In the Menu, select Edit > Find and replace.
- Type in the text you wish to find, and the text you wish to replace it with, and then click Replace all.
- You can repeat this as often as necessary. Click Done to exit Find and Replace.
- To remove a single blank row in the data, you can right-click on the row header, and select Delete row.
- To remove all the blank rows in the data, you can select the data, and then, in the Menu, select Data > Sort range > Sort range by column A (Z to A).
When you select the data to sort, make sure you exclude the column headers from your selection.
This moves all the blank rows to the bottom of the data, in effect, removing them from the data.

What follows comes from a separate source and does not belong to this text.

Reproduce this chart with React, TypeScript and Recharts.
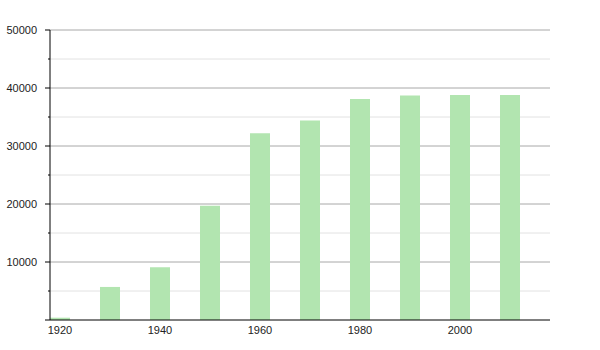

- To remove trailing spaces from the data, select Data > Data cleanup > Trim whitespace.
This removes any extra spaces at the end of any of the data.
Google’s Smart Cleanup Feature
Optionally, before you start cleaning the data, you can ask Google for cleanup suggestions based on the imported data.
- In the Menu, select Data > Data cleanup > Cleanup suggestions.
- If Google has any cleanup suggestions, they appear in the right-hand task pane in your Google sheet. In the example below, it has found whitespaces at the end of some words.
Click Trim all to remove the spaces.
You could also use this feature once you have completed cleaning the data to check for anything you may have missed. Don’t let this be your only check, though! It’s still important to review the data with your specific needs in mind.